NLRB withdraws joint employer rule that attacks the concept of franchised businesses, following Supreme Court rulings that limit executive branch agencies.
by Sean Higgins
The National Labor Relations Board (NLRB) has withdrawn an appeal of a district court ruling that vacated the board’s expansive 2023 “joint employer” rulemaking. The NLRB’s decision was a win for the business community, which faced a potentially vast expansion of corporate legal liability had the board’s appeal succeeded.
The NLRB said it was withdrawing its appeal “to further consider the issues identified in the district court’s opinion” and indicated that it may file a new appeal in the future. The decision follows a series of recent Supreme Court rulings that limited the reach of executive branch agencies like the NLRB. Most notable was the justices’ ruling in Loper Bright, which overturned a precedent known as Chevron that granted the agencies deference in the interpretation of federal laws.

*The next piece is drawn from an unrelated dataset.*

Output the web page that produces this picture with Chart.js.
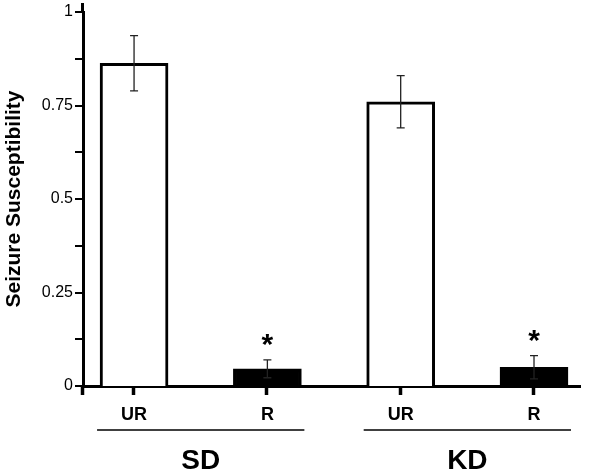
<!DOCTYPE html>
<html>
<head>
<meta charset="utf-8">
<script src="https://cdn.jsdelivr.net/npm/chart.js@4/dist/chart.umd.min.js"></script>
<style>
  html, body { margin: 0; padding: 0; background: #fff; }
  #wrap { width: 600px; height: 471px; }
</style>
</head>
<body>
<div id="wrap"><canvas id="chart" width="600" height="471"></canvas></div>
<script>
// data
const categories = ['UR', 'R', 'UR', 'R'];
const groups = ['SD', 'KD'];
const groupMembers = [[0, 1], [2, 3]];
const means = [0.863, 0.046, 0.76, 0.05];
const errs = [0.074, 0.024, 0.07, 0.031];
const stars = ['', '*', '', '*'];
const fills = ['#ffffff', '#000000', '#ffffff', '#000000'];
const yTicks = [0, 0.25, 0.5, 0.75, 1];

const FONT = "'Liberation Sans', Arial, Helvetica, sans-serif";
const BAR_W = 68;

const extras = {
    id: 'extras',
    afterDatasetsDraw(chart) {
        const ctx = chart.ctx;
        const xs = chart.scales.x, ys = chart.scales.y;
        const area = chart.chartArea;
        ctx.save();
        ctx.strokeStyle = '#000';
        // axis line runs a little past the top value
        ctx.lineWidth = 3;
        ctx.beginPath();
        ctx.moveTo(area.left - 0.5, area.top - 9);
        ctx.lineTo(area.left - 0.5, area.top);
        ctx.stroke();
        // y tick marks
        ctx.lineWidth = 2;
        ys.ticks.forEach(t => {
            const y = Math.round(ys.getPixelForValue(t.value));
            ctx.beginPath();
            ctx.moveTo(area.left - 8, y);
            ctx.lineTo(area.left, y);
            ctx.stroke();
        });
        // x tick marks
        ctx.lineWidth = 3.5;
        xs.ticks.forEach(t => {
            const x = Math.round(xs.getPixelForValue(t.value)) - 0.5;
            ctx.beginPath();
            ctx.moveTo(x, area.bottom);
            ctx.lineTo(x, area.bottom + 9);
            ctx.stroke();
        });
        // error bars and significance marks
        ctx.strokeStyle = '#222';
        ctx.lineWidth = 1.3;
        means.forEach((m, i) => {
            const x = xs.getPixelForValue(i);
            const top = ys.getPixelForValue(m + errs[i]);
            const bot = ys.getPixelForValue(m - errs[i]);
            ctx.beginPath();
            ctx.moveTo(x, top); ctx.lineTo(x, bot);
            ctx.moveTo(x - 4, top); ctx.lineTo(x + 4, top);
            ctx.moveTo(x - 4, bot); ctx.lineTo(x + 4, bot);
            ctx.stroke();
            if (stars[i]) {
                ctx.fillStyle = '#000';
                ctx.font = 'bold 30px ' + FONT;
                ctx.textAlign = 'center';
                ctx.textBaseline = 'alphabetic';
                ctx.fillText(stars[i], x, top - 6);
            }
        });
        ctx.restore();
    },
    afterDraw(chart) {
        const ctx = chart.ctx;
        const xs = chart.scales.x;
        const base = chart.chartArea.bottom;
        ctx.save();
        ctx.strokeStyle = '#000';
        ctx.fillStyle = '#000';
        ctx.lineWidth = 1.5;
        groupMembers.forEach((idx, g) => {
            const x1 = xs.getPixelForValue(idx[0]) - BAR_W / 2 - 3;
            const x2 = xs.getPixelForValue(idx[idx.length - 1]) + BAR_W / 2 + 3;
            ctx.beginPath();
            ctx.moveTo(x1, base + 44);
            ctx.lineTo(x2, base + 44);
            ctx.stroke();
            ctx.font = 'bold 28px ' + FONT;
            ctx.textAlign = 'center';
            ctx.textBaseline = 'middle';
            ctx.fillText(groups[g], (x1 + x2) / 2, base + 75);
        });
        ctx.restore();
    }
};

new Chart(document.getElementById('chart'), {
    type: 'bar',
    data: {
        datasets: [{
            data: means.map((m, i) => ({ x: i, y: m })),
            backgroundColor: fills,
            borderColor: '#000',
            borderWidth: 3,
            barThickness: BAR_W
        }]
    },
    options: {
        responsive: false,
        animation: false,
        layout: { padding: { top: 12, left: 2, right: 20, bottom: 45 } },
        plugins: {
            legend: { display: false },
            tooltip: { enabled: false }
        },
        scales: {
            x: {
                type: 'linear',
                offset: false,
                min: -0.383,
                max: 3.345,
                afterBuildTicks: (s) => { s.ticks = [s.min, 0, 1, 2, 3].map(v => ({ value: v })); },
                afterFit: (s) => { s.height = 40; },
                border: { color: '#000', width: 3 },
                grid: { display: false, drawTicks: true, tickLength: 9 },
                ticks: {
                    padding: 9,
                    color: '#000',
                    font: { family: FONT, size: 18, weight: 'bold' },
                    callback: (v) => categories[v] !== undefined ? categories[v] : ''
                }
            },
            y: {
                min: 0,
                max: 1,
                afterFit: (s) => { s.width = 81; },
                border: { color: '#000', width: 3 },
                grid: { display: false, drawTicks: true, tickLength: 8 },
                ticks: {
                    stepSize: 0.125,
                    padding: 2,
                    color: '#000',
                    font: { family: FONT, size: 16 },
                    callback: (v) => yTicks.includes(v) ? String(v) : ''
                },
                title: {
                    display: true,
                    text: 'Seizure Susceptibility',
                    color: '#000',
                    padding: { top: 0, bottom: 0 },
                    font: { family: FONT, size: 21, weight: 'bold' }
                }
            }
        }
    },
    plugins: [extras]
});
</script>
</body>
</html>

The statement withdrawing the appeal made no reference to the Loper Bright ruling. It may nevertheless have been a factor in the withdrawal since overturning Chevron doctrine means that agencies like the NLRB now face a potentially higher bar to get courts to see their rulemakings as reasonable interpretations of the law. The joint employer rulemaking would have been a tough case.

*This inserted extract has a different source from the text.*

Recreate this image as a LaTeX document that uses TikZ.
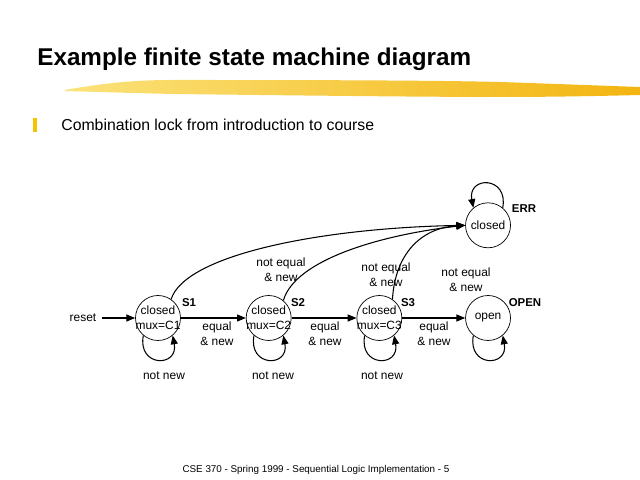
\documentclass[tikz,border=0pt]{standalone}
\usepackage{fontspec}
\setmainfont{Liberation Sans}
\usetikzlibrary{arrows.meta,positioning}
\definecolor{brushlight}{HTML}{FBE27A}
\definecolor{brushmid}{HTML}{F7CD30}
\definecolor{brushdark}{HTML}{F3B510}
\definecolor{bulletyellow}{HTML}{F5C400}

\begin{document}
\begin{tikzpicture}[x=0.02cm,y=0.02cm,
    node distance=1.3cm,
    every node/.style={font=\fontsize{6.8}{8.5}\selectfont},
    state/.style={circle,draw,minimum size=0.9cm,inner sep=-6pt,align=center},
    tag/.style={font=\fontsize{6.5}{8}\selectfont\bfseries},
    cond/.style={align=center},
    arrow/.style={-{Triangle[length=5pt,width=4pt]},semithick}
]
\useasboundingbox (0,0) rectangle (640,480);

% Slide heading
\node[anchor=base west,inner sep=0pt,font=\fontsize{13.8}{16}\selectfont\bfseries] (title) at (37,414) {Example finite state machine diagram};
\shade[left color=brushlight,middle color=brushmid,right color=brushdark] (65,390) .. controls (110,398) and (140,400) .. (173,400) .. controls (260,400) and (420,400) .. (500,398) .. controls (560,396) and (610,394) .. (640,393) -- (640,385) .. controls (600,384) and (550,383) .. (500,383) .. controls (420,383) and (260,385) .. (173,386) .. controls (130,387) and (100,388) .. (65,389) -- cycle;
\fill[bulletyellow] (33,348) rectangle (37,362);
\node[anchor=west,inner sep=0pt,font=\fontsize{9}{11}\selectfont] (intro) at (61,355) {Combination lock from introduction to course};

% States
\node[state] (s1) at (158,162) {closed\\mux=C1};
\node[state,right=of s1] (s2) {closed\\mux=C2};
\node[state,right=of s2] (s3) {closed\\mux=C3};
\node[state,right=1.26cm of s3] (open) {open};
\node[state,above=0.94cm of open] (err) {closed};

% State names
\node[tag] (t1) at (189,177) {S1};
\node[tag] (t2) at (298,177) {S2};
\node[tag] (t3) at (408,177) {S3};
\node[tag] (topen) at (525,177) {OPEN};
\node[tag] (terr) at (524,271) {ERR};

% Transitions
\node (reset) at (83,162) {reset};
\draw[arrow] (reset) -- (s1);
\draw[arrow] (s1) -- (s2);
\draw[arrow] (s2) -- (s3);
\draw[arrow] (s3) -- (open);
\draw[arrow] (s1.55) .. controls (185,225) and (320,252) .. (err.west);
\draw[arrow] (s2.50) .. controls (295,220) and (380,245) .. (err.west);
\draw[arrow] (s3.55) .. controls (395,225) and (420,252) .. (err.west);

% Self loops
\draw[arrow] (s1.230) .. controls +(-6,-32) and +(6,-32) .. (s1.310);
\draw[arrow] (s2.230) .. controls +(-6,-32) and +(6,-32) .. (s2.310);
\draw[arrow] (s3.230) .. controls +(-6,-32) and +(6,-32) .. (s3.310);
\draw[arrow] (open.230) .. controls +(-6,-32) and +(6,-32) .. (open.310);
\draw[arrow] (err.50) .. controls +(6,32) and +(-6,32) .. (err.130);

% Conditions
\node[cond] (c1) at (217,146) {equal\\\& new};
\node[cond] (c2) at (325,146) {equal\\\& new};
\node[cond] (c3) at (434,146) {equal\\\& new};
\node (n1) at (164,104) {not new};
\node (n2) at (273,104) {not new};
\node (n3) at (382,104) {not new};
\node[cond] (e1) at (281,210) {not equal\\\& new};
\node[cond] (e2) at (386,205) {not equal\\\& new};
\node[cond] (e3) at (466,200) {not equal\\\& new};

% Footer
\node[font=\fontsize{5.6}{7}\selectfont] (foot) at (316,10) {CSE 370 - Spring 1999 - Sequential Logic Implementation - 5};

\end{tikzpicture}
\end{document}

The joint employer doctrine refers to when one business can be held legally responsible for violations of the National Labor Relations Act at another business. Traditionally, this has required one business to have direct control over the other business, such as when one business is a subsidiary of a larger company.

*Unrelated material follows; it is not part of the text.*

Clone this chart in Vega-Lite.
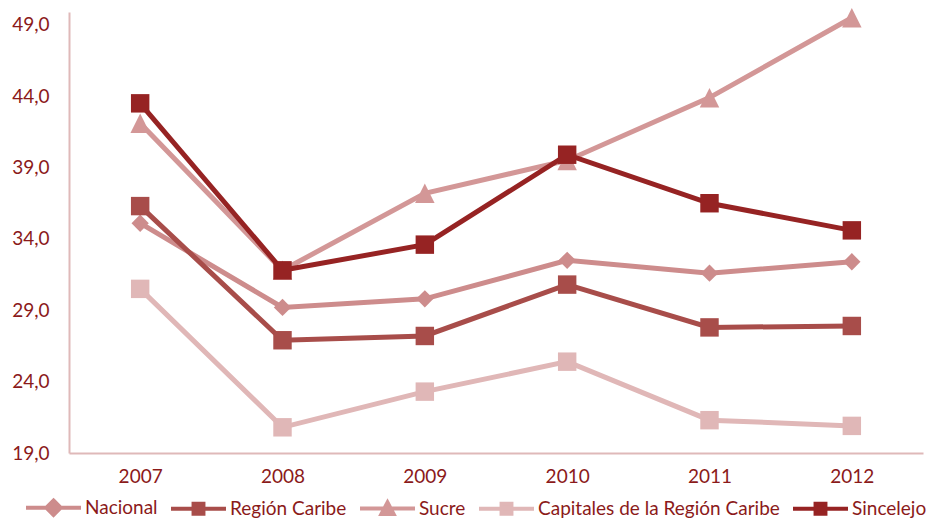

The 2023 rulemaking would have expanded joint employer to include cases of “indirect control,” a term of art with no clear definition. Hypothetically, any business that had dealings with any other business, even at arms-length, could have been said to exert indirect control over the latter and therefore be held liable for its violations. The rulemaking would have also made businesses liable if they merely had “reserved control” – i.e., the hypothetical ability to influence, regardless of whether they had taken any action – over the second business.
The 2023 rulemaking was applauded by union leaders, who have long struggled to organize franchise businesses. Legally, franchisees are separate businesses that merely rent out the corporate brand from the parent company. Unions must organize franchisees one at a time. The NLRB’s expansion of the joint employer rule would have made it possible for unions to organize entire franchise chains all at once.
The business community, led by the Chamber of Commerce, sued to block the rule. A district court found in March that the NLRB “failed to reasonably address the disruptive impact of the new rule on various industries.”
NLRB General Counsel Jennifer Abruzzo did respond this week to a separate ruling by the Supreme Court in the case Starbucks v. McKinney which found that courts are not obliged to accept the NLRB’s lower standards for issuing injunctions. In a memo to the board’s regional directors, Abruzzo acknowledged the ruling but said the decision does not change her office’s approach to issuing injunctions.
Abruzzo argued that the NLRB injunctions are only issued after a “full evaluation and careful consideration of any factual conflicts or difficult questions of law” and therefore should still survive any legal challenges, even in light of the Supreme Court ruling. “[T]he agency has ample experience litigating… injunctions under that standard,” she said.
It was an admission, however tacit, that the NLRB now faces a tougher legal environment.